Hong Kong’s outgoing Bar Association chair calls for renewing of contacts – ‘even on a modest level’ – amid chilly relationship with Beijing
- But Bar’s loyalty is to ‘an abstract concept’, senior counsel Philip Dykes tells the Post, ‘the rule of law and the independent judiciary’
- The 67-year-old rejects notion that public statements on his watch had made the legal body political, saying it spoke out only on ‘appropriate occasions’
Beijing’s relationship with the body regulating Hong Kong’s barristers has grown increasingly rocky over the past three years, its outgoing chairman has acknowledged, while calling for a resumption of exchanges to iron out differences.
Philip Dykes, council chairman of the Bar Association, revealed that since he took over in 2018 with the goal of making the professional body more vocal on significant legal issues, the group’s routine exchanges with the mainland had ground to a complete halt.
In a departing interview with the Post, he said he hoped to see a reopening of communications – even in the most modest form – between Beijing and his successor, and refuted accusations from the pro-establishment camp that the legal body had turned political.
Even so, he added, the Bar would not compromise when it came to which master it served – namely, the law itself.
Beijing, he said, needed to understand “exactly how the Bar operates, and that it is an independent institution and that its loyalty is to an abstract concept, which is the rule of law and the independent judiciary”.
A senior counsel specialising in human rights, Dykes, 67, will step down on Thursday after the Bar Association’s annual general meeting, to be replaced by Paul Harris SC, a veteran barrister also known for his practice in public law.
Dykes led a team of four barristers to compete in the body’s largely uncontested annual election in 2018, a time when the city was embroiled in a raft of legal controversies, including the mainland’s successful bid to put part of the West Kowloon high-speed rail station in Hong Kong under its own jurisdiction.
Dykes’ teammates at the time included respected criminal specialist Lawrence Lok Ying-kam and liberal law scholar Johannes Chan Man-mun.
Their stated aim, to play a more progressive role in protecting the city’s rule of law, immediately sparked questions as to how it would affect interactions with the mainland officials overseeing the city, who used to receive a delegation from the body annually.

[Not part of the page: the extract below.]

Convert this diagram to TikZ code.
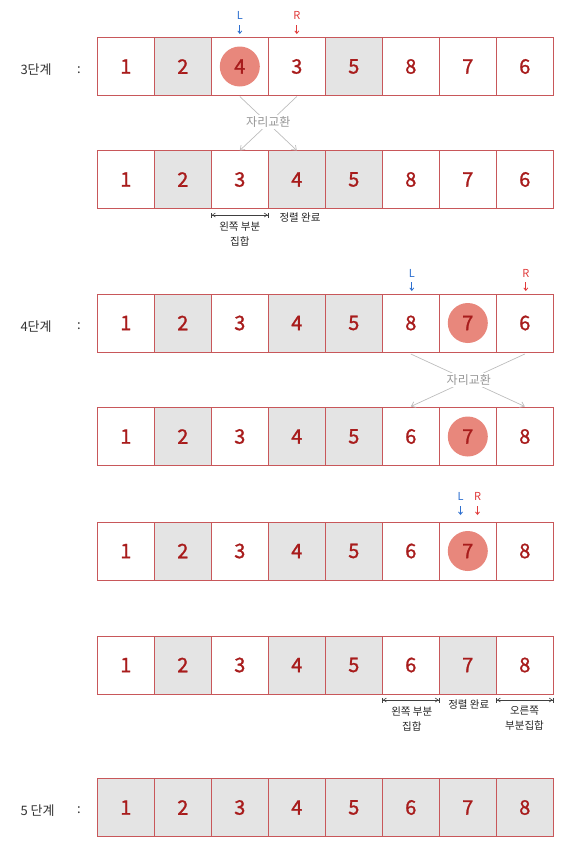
\documentclass[tikz,border=0pt]{standalone}
\usepackage{fontspec}
\setmainfont{Noto Sans CJK KR}
\newfontfamily\numfont[FakeBold=1.2]{Noto Sans CJK KR}
\usetikzlibrary{arrows.meta,backgrounds}
\definecolor{cellline}{HTML}{C8575A}
\definecolor{cellgray}{HTML}{E4E4E4}
\definecolor{numred}{HTML}{A81C1C}
\definecolor{dotred}{HTML}{E8877C}
\definecolor{lblue}{HTML}{2D6FCF}
\definecolor{rred}{HTML}{E03A3A}
\definecolor{swapgray}{HTML}{BDBDBD}
\definecolor{txtgray}{HTML}{333333}
\tikzset{
  cell/.style={draw=cellline, line width=0.8pt, minimum width=57pt, minimum height=58pt,
    inner sep=0pt, outer sep=0pt, text=numred, font=\numfont\fontsize{20}{24}\selectfont},
  dot/.style={circle, fill=dotred, minimum size=40pt, inner sep=0pt},
  steplabel/.style={anchor=west, text=txtgray, font=\fontsize{13}{15}\selectfont},
  colonlabel/.style={text=txtgray, font=\fontsize{13}{15}\selectfont},
  ltxt/.style={text=lblue, font=\fontsize{11}{12}\selectfont, inner sep=1pt},
  rtxt/.style={text=rred, font=\fontsize{11}{12}\selectfont, inner sep=1pt},
  ptr/.style={-{Straight Barb[length=2.5pt,width=4pt]}, line width=0.8pt},
  swapline/.style={draw=swapgray, line width=0.7pt, -{Straight Barb[length=4pt,width=6pt]}},
  swaptxt/.style={fill=white, text=swapgray!80!black, font=\fontsize{12}{14}\selectfont, inner sep=2pt},
  span/.style={draw=black!75, line width=0.6pt,
    {Bar[width=5pt]Straight Barb[length=3pt,width=4pt]}-{Straight Barb[length=3pt,width=4pt]Bar[width=5pt]}},
  note/.style={text=black!85, align=center, font=\fontsize{10.5}{15}\selectfont, inner sep=0pt},
}
\newcommand\cellrow[3]{%
  \foreach \v/\f [count=\i] in {#3} {
    \node[cell, fill=\f] (#1-\i) at ({97.3+57*(\i-0.5)}, {#2+29}) {\v};
  }}
\begin{document}
\begin{tikzpicture}[x=1pt, y=-1pt]
\useasboundingbox (0,0) rectangle (566,849);

% rows
\cellrow{r1}{37.5}{1/none,2/cellgray,4/none,3/none,5/cellgray,8/none,7/none,6/none}
\cellrow{r2}{150.5}{1/none,2/cellgray,3/none,4/cellgray,5/cellgray,8/none,7/none,6/none}
\cellrow{r3}{294}{1/none,2/cellgray,3/none,4/cellgray,5/cellgray,8/none,7/none,6/none}
\cellrow{r4}{407.5}{1/none,2/cellgray,3/none,4/cellgray,5/cellgray,6/none,7/none,8/none}
\cellrow{r5}{522}{1/none,2/cellgray,3/none,4/cellgray,5/cellgray,6/none,7/none,8/none}
\cellrow{r6}{636}{1/none,2/cellgray,3/none,4/cellgray,5/cellgray,6/none,7/cellgray,8/none}
\cellrow{r7}{778.5}{1/cellgray,2/cellgray,3/cellgray,4/cellgray,5/cellgray,6/cellgray,7/cellgray,8/cellgray}

% pivot circles
\begin{scope}[on background layer]
  \node[dot] (d1) at (r1-3) {};
  \node[dot] (d3) at (r3-7) {};
  \node[dot] (d4) at (r4-7) {};
  \node[dot] (d5) at (r5-7) {};
\end{scope}

% step labels
\node[steplabel] (s3) at (17,70) {3단계};
\node[colonlabel] (c3) at (79,70) {:};
\node[steplabel] (s4) at (17,326.5) {4단계};
\node[colonlabel] (c4) at (79,326.5) {:};
\node[steplabel] (s5) at (17,810.5) {5 단계};
\node[colonlabel] (c5) at (79,810.5) {:};

% L / R pointers
\node[ltxt] (L1) at (239.8,15) {L};
\coordinate (L1a) at (239.8,25); \coordinate (L1b) at (239.8,34);
\draw[ptr, lblue] (L1a) -- (L1b);
\node[rtxt] (R1) at (296.8,15) {R};
\coordinate (R1a) at (296.8,25); \coordinate (R1b) at (296.8,34);
\draw[ptr, rred] (R1a) -- (R1b);

\node[ltxt] (L3) at (411.8,273) {L};
\coordinate (L3a) at (411.8,282); \coordinate (L3b) at (411.8,291);
\draw[ptr, lblue] (L3a) -- (L3b);
\node[rtxt] (R3) at (525.8,273) {R};
\coordinate (R3a) at (525.8,282); \coordinate (R3b) at (525.8,291);
\draw[ptr, rred] (R3a) -- (R3b);

\node[ltxt] (L5) at (460.5,496) {L};
\coordinate (L5a) at (460.5,506); \coordinate (L5b) at (460.5,515);
\draw[ptr, lblue] (L5a) -- (L5b);
\node[rtxt] (R5) at (477.5,496) {R};
\coordinate (R5a) at (477.5,506); \coordinate (R5b) at (477.5,515);
\draw[ptr, rred] (R5a) -- (R5b);

% swaps
\draw[swapline] ([yshift=-1pt]r1-3.south) -- (r2-4.north);
\draw[swapline] ([yshift=-1pt]r1-4.south) -- (r2-3.north);
\node[swaptxt] (sw1) at (268.3,122) {자리교환};

\draw[swapline] ([yshift=-2pt]r3-6.south) -- ([yshift=1pt]r4-8.north);
\draw[swapline] ([yshift=-2pt]r3-8.south) -- ([yshift=1pt]r4-6.north);
\node[swaptxt] (sw3) at (468.8,380) {자리교환};

% row 2 notes
\draw[span] ([yshift=-6.5pt]r2-3.south west) -- ([yshift=-6.5pt]r2-3.south east);
\node[note] (n2a) at (239.8,234.5) {왼쪽 부분\\집합};
\node[note] (n2b) at (300,218) {정렬 완료};

% row 6 notes
\draw[span] ([yshift=-6pt]r6-6.south west) -- ([yshift=-6pt]r6-6.south east);
\node[note] (n6a) at (411.8,719) {왼쪽 부분\\집합};
\node[note] (n6b) at (468.8,705) {정렬 완료};
\draw[span] ([yshift=-6pt]r6-8.south west) -- ([yshift=-6pt]r6-8.south east);
\node[note] (n6c) at (524.5,718.5) {오른쪽\\부분집합};
\end{tikzpicture}
\end{document}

During Tuesday’s interview, Dykes, who was also the group’s chairman in 2005 and 2006, said his past three years in office had been nothing like his previous stint, when they “had visits to the mainland and the mainland visited us”.
“We made it clear we were quite happy to talk, but invitations were not taken up,” he said of the situation since he retook the reins in 2018.
“I should like to see some contacts renewed, even on a modest level,” he added.
The conversation could begin, he said, with topics such as how Hong Kong lawyers could contribute to the development of the Greater Bay Area, Beijing’s ambitious plan to turn Hong Kong, Macau and nine mainland cities into an innovation hub.
While it was important for the body to uphold Hong Kong’s common law system, which differs from that on the mainland, Dykes continued: “Both sides can then understand what Hong Kong lawyers can and cannot do, and why.”
But the Bar Asssociation and Dykes himself have, at times, become a target of pro-Beijing press.
The Bar Association has issued more than 40 statements over the past three years – some of them pointed rebuttals of local and mainland authorities’ views on certain constitutional issues, but many others decrying the recent attacks on judges from both sides of the political spectrum.
Pressure has been piling up on the city’s judiciary from both the pro-establishment and opposition camps over the past year, as the courts work through a host of trials related to the anti-government protests of 2019.
Still, he rejected suggestions that the Bar expressing its views had made the legal body political.
“It’s just that we have legal issues coming at us in political forms,” he said, adding that the body had reserved its statements “only for appropriate occasions and in appropriate terms”.
The barrister, however, didn’t mince words about the national security law, saying it was vaguely worded, granted the executive branch power to designate judges, gave law enforcement broad authority to conduct surveillance without clear restrictions and had certainly had a great impact on the rule of law.
Dykes, who has been leading a crusade to fend off unwarranted criticism of judges, also left a parting message defending his fellow lawyers, whom he said were essential to a robust legal system.
“If you don’t have independent-minded lawyers, you may end up with a pseudo judiciary,” he said.